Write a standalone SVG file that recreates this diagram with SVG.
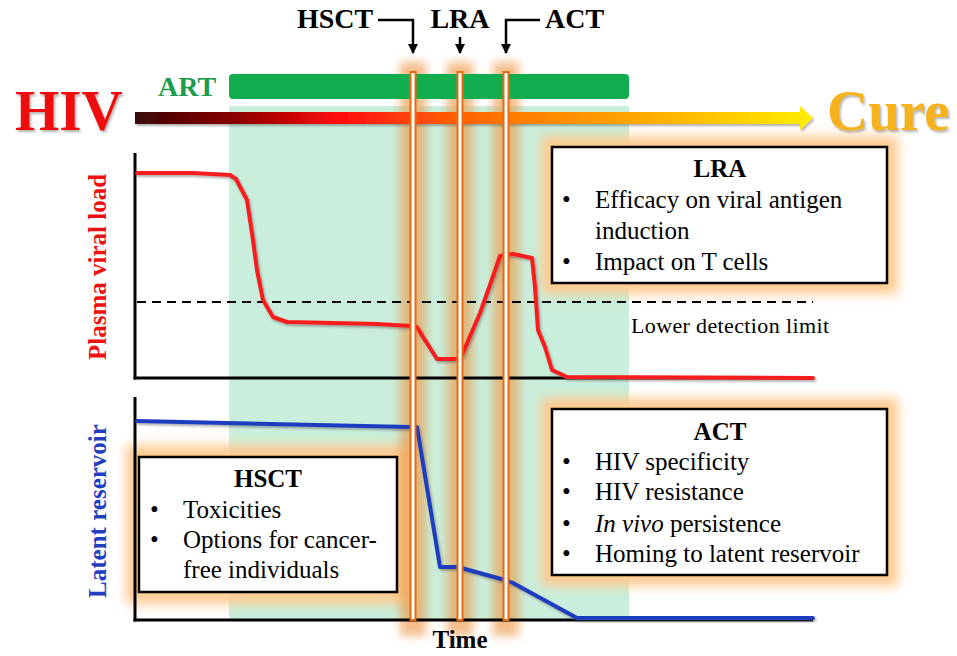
<svg xmlns="http://www.w3.org/2000/svg" width="957" height="656" viewBox="0 0 957 656">
<style>
.serif{font-family:"Liberation Serif","Times New Roman",serif}
.b{font-weight:bold}
.boxtxt{font-family:"Liberation Serif","Times New Roman",serif;font-size:25px;fill:#000}
.title{font-family:"Liberation Serif","Times New Roman",serif;font-size:25px;font-weight:bold;text-anchor:middle;fill:#000}
.box{fill:#fff;stroke:#000;stroke-width:2.5}
.boxglow{fill:#ffcb90;filter:url(#blur6)}
.barglow{fill:#ee9440;opacity:.62;filter:url(#blur5)}
.bar{fill:#fff;stroke:#ea6a12;stroke-width:2}
.axis{stroke:#000;stroke-width:3;fill:none}
.conn{stroke:#000;stroke-width:2.5;fill:none}
.toplabel{font-family:"Liberation Serif","Times New Roman",serif;font-size:28px;font-weight:bold;fill:#000}
</style>
<defs>
<filter id="blur6" x="-30%" y="-30%" width="160%" height="160%"><feGaussianBlur stdDeviation="6"/></filter>
<filter id="blur5" x="-100%" y="-10%" width="300%" height="120%"><feGaussianBlur stdDeviation="5"/></filter>
<filter id="shadow" x="-10%" y="-20%" width="120%" height="160%"><feDropShadow dx="1.5" dy="2" stdDeviation="1.2" flood-color="#555" flood-opacity="0.45"/></filter>
<linearGradient id="cureGrad" gradientUnits="userSpaceOnUse" x1="135" y1="0" x2="813" y2="0">
<stop offset="0" stop-color="#3a0808"/>
<stop offset="0.15" stop-color="#8c0000"/>
<stop offset="0.3" stop-color="#ff0a0a"/>
<stop offset="0.42" stop-color="#ff4a08"/>
<stop offset="0.55" stop-color="#ff7a00"/>
<stop offset="0.75" stop-color="#ffaa00"/>
<stop offset="1" stop-color="#ffee00"/>
</linearGradient>
<marker id="arrowhead" viewBox="0 0 10 10" refX="9" refY="5" markerWidth="4" markerHeight="4.4" orient="auto" markerUnits="strokeWidth">
<path d="M0,0 L10,5 L0,10 z" fill="#000"/>
</marker>
</defs>

<rect width="957" height="656" fill="#fff"/>

<!-- ART shaded region -->
<rect id="art-region" x="229" y="106" width="400" height="514" fill="#c9eedb"/>

<!-- box glows -->
<rect class="boxglow" x="541" y="136" width="357" height="158"/>
<rect class="boxglow" x="541" y="398" width="357" height="188"/>
<rect class="boxglow" x="126" y="445" width="284" height="159"/>

<!-- bar glows -->
<rect class="barglow" x="400" y="62" width="26" height="574"/>
<rect class="barglow" x="447" y="62" width="26" height="574"/>
<rect class="barglow" x="493" y="62" width="26" height="574"/>

<!-- Title texts -->
<g id="hiv-label"><text class="serif b" x="15" y="130" font-size="57" fill="#ee1111" filter="url(#shadow)">HIV</text></g>
<g id="cure-label"><text class="serif b" x="827" y="130" font-size="57" fill="#f5b21c" filter="url(#shadow)">Cure</text></g>

<!-- Gradient arrow -->
<g id="progress-arrow"><path d="M135,112 L800,112 L800,106 L813,118 L800,130 L800,124 L135,124 Z" fill="url(#cureGrad)" filter="url(#shadow)"/></g>

<!-- ART -->
<g id="art">
<text class="serif b" x="158" y="96" font-size="28" fill="#1a9e4e">ART</text>
<rect x="229" y="74" width="400" height="25" rx="4" fill="#12ad4f"/>
</g>

<!-- Plot 1 -->
<g id="plot-viral-load">
<line class="axis" x1="135" y1="153" x2="135" y2="379.5"/>
<line class="axis" x1="133.5" y1="378" x2="813" y2="378"/>
<line x1="137" y1="302" x2="813" y2="302" stroke="#000" stroke-width="2" stroke-dasharray="9 6"/>
<text class="serif" x="631" y="333" font-size="22" textLength="198" lengthAdjust="spacing">Lower detection limit</text>
<path d="M137,173 L193,173 L230,175 L236,179 L247,200 L253,240 L257,270 L263,300 L273,317 L287,322 L377,324 L411,326 L417,327 L423,337 L430,348 L437,359 L457,359 L462,355 L480,313 L490,285 L500,256 L513,254 L532,258 L535,287 L538,330 L545,347 L552,370 L567,377 L813,378" fill="none" stroke="#f81c1c" stroke-width="4" stroke-linejoin="round" stroke-linecap="round" filter="url(#shadow)"/>
<text class="serif b" transform="translate(106,267) rotate(-90)" text-anchor="middle" font-size="25" fill="#ee1111">Plasma viral load</text>
</g>

<!-- Plot 2 -->
<g id="plot-reservoir">
<line class="axis" x1="135" y1="397" x2="135" y2="621.5"/>
<line class="axis" x1="133.5" y1="620" x2="813" y2="620"/>
<path d="M137,421 L410,427 L417,427 L440,567 L457,567 L465,569 L505,580 L513,583 L577,618 L813,618" fill="none" stroke="#1f3ec0" stroke-width="4" stroke-linejoin="round" stroke-linecap="round" filter="url(#shadow)"/>
<text class="serif b" transform="translate(106,511) rotate(-90)" text-anchor="middle" font-size="25" fill="#1f3ec0">Latent reservoir</text>
</g>

<g id="time-label"><text class="serif b" x="460" y="648" text-anchor="middle" font-size="25">Time</text></g>

<!-- vertical bars -->
<g id="bar-hsct"><rect class="bar" x="410.5" y="72" width="5" height="548"/></g>
<g id="bar-lra"><rect class="bar" x="457.5" y="72" width="5" height="548"/></g>
<g id="bar-act"><rect class="bar" x="503.5" y="72" width="5" height="548"/></g>

<!-- top labels -->
<g id="label-hsct"><text class="toplabel" x="297" y="28">HSCT</text></g>
<g id="label-lra"><text class="toplabel" x="460" y="28" text-anchor="middle">LRA</text></g>
<g id="label-act"><text class="toplabel" x="545" y="28">ACT</text></g>

<!-- connectors -->
<g id="connectors">
<path class="conn" d="M378,20 L413,20 L413,53" marker-end="url(#arrowhead)"/>
<path class="conn" d="M460,37 L460,53" marker-end="url(#arrowhead)"/>
<path class="conn" d="M540,20 L506,20 L506,53" marker-end="url(#arrowhead)"/>
</g>

<!-- LRA box -->
<g id="box-lra">
<rect class="box" x="552" y="147" width="335" height="136"/>
<text class="title" x="720" y="177">LRA</text>
<text class="boxtxt" x="562" y="208">•</text>
<text class="boxtxt" x="595" y="208">Efficacy on viral antigen</text>
<text class="boxtxt" x="595" y="239">induction</text>
<text class="boxtxt" x="562" y="270">•</text>
<text class="boxtxt" x="595" y="270">Impact on T cells</text>
</g>

<!-- ACT box -->
<g id="box-act">
<rect class="box" x="552" y="409" width="335" height="166"/>
<text class="title" x="720" y="440">ACT</text>
<text class="boxtxt" x="562" y="470">•</text>
<text class="boxtxt" x="595" y="470">HIV specificity</text>
<text class="boxtxt" x="562" y="500">•</text>
<text class="boxtxt" x="595" y="500">HIV resistance</text>
<text class="boxtxt" x="562" y="532">•</text>
<text class="boxtxt" x="595" y="532"><tspan font-style="italic">In vivo</tspan> persistence</text>
<text class="boxtxt" x="562" y="562">•</text>
<text class="boxtxt" x="595" y="562">Homing to latent reservoir</text>
</g>

<!-- HSCT box -->
<g id="box-hsct">
<rect class="box" x="139" y="457" width="258" height="135"/>
<text class="title" x="268" y="487">HSCT</text>
<text class="boxtxt" x="150" y="518">•</text>
<text class="boxtxt" x="183" y="518">Toxicities</text>
<text class="boxtxt" x="150" y="548">•</text>
<text class="boxtxt" x="183" y="548">Options for cancer-</text>
<text class="boxtxt" x="183" y="578">free individuals</text>
</g>
</svg>
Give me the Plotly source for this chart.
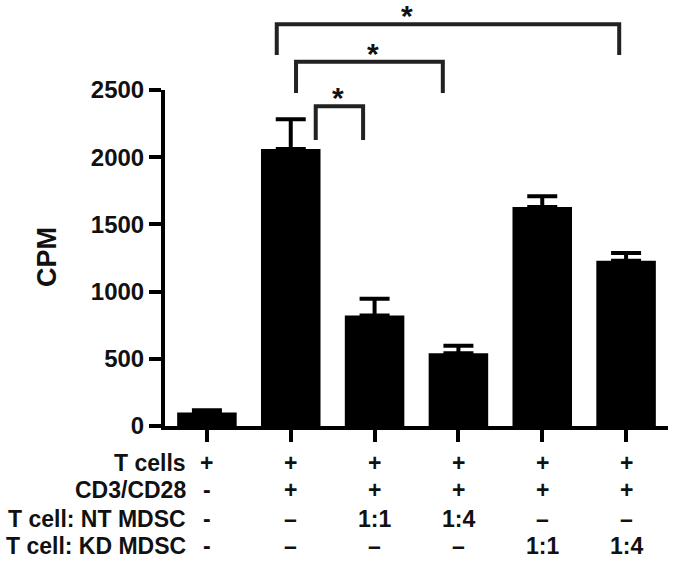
import plotly.graph_objects as go

# ---- data ----
groups = ["G1", "G2", "G3", "G4", "G5", "G6"]
cpm_mean = [100, 2061, 823, 542, 1630, 1230]
cpm_sem = [17, 222, 124, 55, 79, 57]

row_labels = ["T cells", "CD3/CD28", "T cell: NT MDSC", "T cell: KD MDSC"]
row_values = [
    ["+", "+", "+", "+", "+", "+"],
    ["-", "+", "+", "+", "+", "+"],
    ["-", "–", "1:1", "1:4", "–", "–"],
    ["-", "–", "–", "–", "1:1", "1:4"],
]
# significance brackets: (left group, right group, star x)
brackets = [(0.833, 4.918, 2.39), (1.063, 2.814, 1.98), (1.298, 1.863, 1.56)]
bracket_y = [(1.196, 1.104), (1.084, 0.991), (0.952, 0.851)]

FONT = "Liberation Sans, Arial, sans-serif"
INK = "#111111"

fig = go.Figure()
fig.add_trace(go.Bar(
    x=list(range(len(groups))), y=cpm_mean,
    width=0.71,
    marker=dict(color="#000000", line=dict(width=0)),
    error_y=dict(type="data", array=cpm_sem, arrayminus=[0]*len(cpm_sem),
                 symmetric=False, color="#000000", thickness=4, width=15),
    showlegend=False,
))

shapes = []
annotations = []
for (xl, xr, xs), (yt, yb) in zip(brackets, bracket_y):
    shapes.append(dict(type="path", xref="x", yref="paper",
                       path=f"M {xl},{yb} L {xl},{yt} L {xr},{yt} L {xr},{yb}",
                       line=dict(color="#222222", width=4)))
    annotations.append(dict(x=xs, y=yt, xref="x", yref="paper", text="<b>*</b>",
                            showarrow=False, yanchor="bottom", yshift=-10,
                            font=dict(family=FONT, size=30, color=INK)))

row_y = [-0.110, -0.190, -0.277, -0.357]
for lab, vals, ry in zip(row_labels, row_values, row_y):
    annotations.append(dict(x=-0.22, y=ry, xref="x", yref="paper", text=f"<b>{lab}</b>",
                            showarrow=False, xanchor="right", yanchor="middle",
                            font=dict(family=FONT, size=23, color=INK)))
    for i, v in enumerate(vals):
        annotations.append(dict(x=i, y=ry, xref="x", yref="paper", text=f"<b>{v}</b>",
                                showarrow=False, xanchor="center", yanchor="middle",
                                font=dict(family=FONT, size=23, color=INK)))

annotations.append(dict(x=-0.2346, y=0.503, xref="paper", yref="paper", text="<b>CPM</b>",
                        showarrow=False, textangle=-90, xanchor="center", yanchor="middle",
                        font=dict(family=FONT, size=27, color=INK)))

fig.update_layout(
    width=676, height=562,
    margin=dict(l=165, r=8, t=90, b=136, autoexpand=False),
    paper_bgcolor="white", plot_bgcolor="white",
    bargap=0.29,
    xaxis=dict(range=[-0.5, 5.5], showgrid=False, zeroline=False, showline=True,
               linecolor="#000000", linewidth=4, ticks="outside", ticklen=12, tickwidth=4,
               tickcolor="#000000", tickvals=list(range(len(groups))), showticklabels=False,
               automargin=False),
    yaxis=dict(range=[0, 2500], showgrid=False, zeroline=False, showline=True,
               linecolor="#000000", linewidth=4, ticks="outside", ticklen=12, tickwidth=4,
               tickcolor="#000000", tickvals=[0, 500, 1000, 1500, 2000, 2500],
               tickfont=dict(family=FONT, size=24, color=INK, weight="bold"),
               automargin=False),
    shapes=shapes, annotations=annotations,
)
fig.write_html("out.html", config={"displayModeBar": False},
               post_script="document.body.style.margin='0';document.body.style.overflow='hidden';")
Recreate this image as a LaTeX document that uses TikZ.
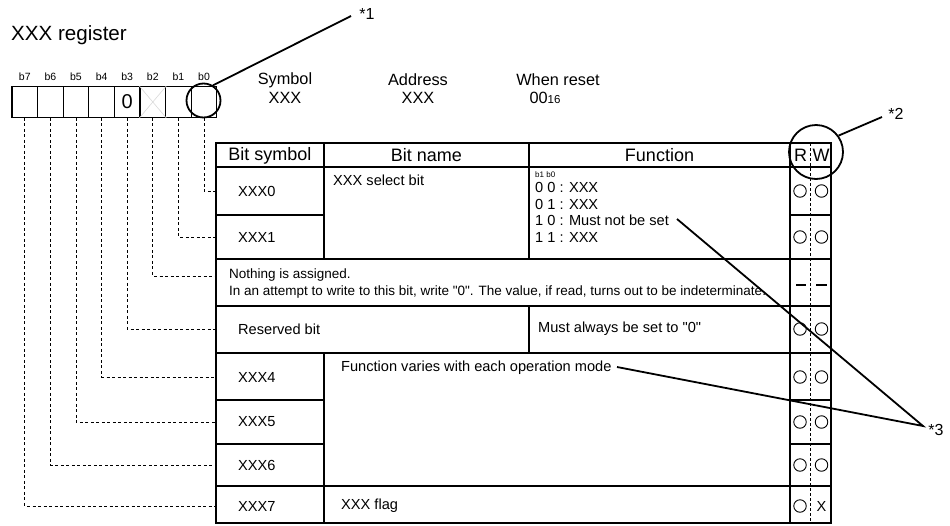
\documentclass[tikz,border=0pt]{standalone}
\usepackage{fontspec}
\setmainfont{Liberation Sans}
\newfontfamily\lsans{Liberation Sans}
\begin{document}
\begin{tikzpicture}[x=1pt,y=-1pt,
  tbl/.style={line width=1.2pt},
  rwdiv/.style={line width=0.9pt, dash pattern=on 3pt off 2pt},
  lead/.style={line width=1pt, dash pattern=on 3pt off 2.5pt},
  ann/.style={line width=1.8pt},
  regcell/.style={draw, line width=1.2pt, minimum width=25.6pt, minimum height=30.6pt, inner sep=0pt},
  blab/.style={font=\lsans\fontsize{10.5}{11}\selectfont, inner sep=0pt},
  body/.style={font=\lsans\fontsize{14.6}{16}\selectfont, inner sep=0pt, anchor=west},
  small/.style={font=\lsans\fontsize{13.5}{15}\selectfont, inner sep=0pt, anchor=west},
  head/.style={font=\lsans\fontsize{18}{20}\selectfont, inner sep=0pt},
  info/.style={font=\lsans\fontsize{16.3}{18}\selectfont, inner sep=0pt},
  rwmark/.style={circle, draw, line width=0.9pt, minimum size=12.5pt, inner sep=0pt},
  bigc/.style={circle, draw, line width=1.8pt, inner sep=0pt},
  star/.style={font=\lsans\fontsize{16}{18}\selectfont, inner sep=0pt}
]
\useasboundingbox (0,0) rectangle (950,525);

% title
\node[font=\lsans\fontsize{20.6}{22}\selectfont, inner sep=0pt, anchor=west] (title) at (11,35) {XXX register};

% register cells
\foreach \i/\x in {7/24.8,6/50.4,5/76.0,4/101.6,3/127.2,2/152.8,1/178.4,0/204.0}{
  \node[regcell] (c\i) at (\x,102) {};
  \node[blab] (bl\i) at (\x,77) {b\i};
}
\node[font=\lsans\fontsize{20}{21}\selectfont, inner sep=0pt] (zero) at (c3) {0};
\draw[black!15, line width=0.6pt] (c2.north west) -- (c2.south east) (c2.south west) -- (c2.north east);

% symbol / address / reset
\node[info] (sym) at (285,80) {Symbol};
\node[info] (symv) at (285,98) {XXX};
\node[info] (adr) at (418,80) {Address};
\node[info] (adrv) at (418,98) {XXX};
\node[info] (rst) at (558,80) {When reset};
\node[info] (rstv) at (545,98) {00\fontsize{11.5}{12}\selectfont 16};

% table grid
\draw[tbl] (216,143) rectangle (831,523);
\draw[tbl] (216,167) -- (831,167)
           (216,259) -- (831,259)
           (216,306) -- (831,306)
           (216,353) -- (831,353)
           (216,486) -- (831,486);
\draw[tbl] (216,215) -- (324,215) (790,215) -- (831,215)
           (216,400) -- (324,400) (790,400) -- (831,400)
           (216,444) -- (324,444) (790,444) -- (831,444);
\draw[tbl] (324,143) -- (324,259) (324,353) -- (324,523)
           (529,143) -- (529,259) (529,306) -- (529,353)
           (790,143) -- (790,523);
\draw[rwdiv] (810.5,143) -- (810.5,523);

% header
\node[head] (hbs) at (270,155.5) {Bit symbol};
\node[head] (hbn) at (426.5,155.5) {Bit name};
\node[head] (hfn) at (659.5,155.5) {Function};
\node[head] (hr) at (800.5,155.5) {R};
\node[head] (hw) at (821,155.5) {W};

% row texts
\node[body] (x0) at (238,191) {XXX0};
\node[body] (x1) at (238,237) {XXX1};
\node[body] (sel) at (333,180) {XXX select bit};
\node[body, font=\lsans\fontsize{8}{9}\selectfont] (fb) at (535,174.5) {b1 b0};
\node[body] (f0) at (535,187.5) {0 0 : XXX};
\node[body] (f1) at (535,204) {0 1 : XXX};
\node[body] (f2) at (535,220.5) {1 0 : Must not be set};
\node[body] (f3) at (535,237) {1 1 : XXX};
\node[small] (na1) at (229,275) {Nothing is assigned.};
\node[small] (na2) at (229,292) {In an attempt to write to this bit, write "0". The value, if read, turns out to be indeterminate.};
\node[body] (rsv) at (238,329) {Reserved bit};
\node[body] (rsf) at (538,329) {Must always be set to "0"};
\node[body] (x4) at (238,377) {XXX4};
\node[body] (x5) at (238,422) {XXX5};
\node[body] (x6) at (238,465) {XXX6};
\node[body] (x7) at (238,506) {XXX7};
\node[body] (fv) at (341,368) {Function varies with each operation mode};
\node[body] (fl) at (341,506) {XXX flag};

% R/W marks
\foreach \n/\y in {a/191,b/237,c/329,d/377,e/422,f/465}{
  \node[rwmark] (r\n) at (800,\y) {};
  \node[rwmark] (w\n) at (821.5,\y) {};
}
\node[rwmark] (rg) at (800,506) {};
\node[body, anchor=center] (wg) at (821.5,506) {X};
\draw[line width=1.3pt] (796,285) -- (806,285) (816,285) -- (827,285);

% leader lines
\foreach \i/\y in {0/191,1/237,2/276,3/329,4/377,5/422,6/465,7/506}{
  \coordinate (e\i) at (216,\y);
  \draw[lead] (c\i.south) |- (e\i);
}

% annotations
\node[bigc, minimum size=34pt] (k1) at (203.5,100.5) {};
\node[star] (s1) at (367,14) {*1};
\coordinate (t1) at (351,16);
\draw[ann] (k1.58) -- (t1);

\node[bigc, minimum size=54pt] (k2) at (816,152) {};
\node[star] (s2) at (896,114) {*2};
\coordinate (t2) at (882,117);
\draw[ann] (k2.36) -- (t2);

\node[star] (s3) at (936,430) {*3};
\coordinate (t3) at (923,426);
\coordinate (m1) at (677,219);
\coordinate (m2) at (617,367);
\draw[ann] (m1) -- (t3) -- (m2);
\end{tikzpicture}
\end{document}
^^^^^^^^^^^^^^^^
What to produce: Which lines contain "standalone"? Show each of them.

Full response:
Write a standalone SVG file that recreates this diagram with SVG.
\documentclass[tikz,border=0pt]{standalone}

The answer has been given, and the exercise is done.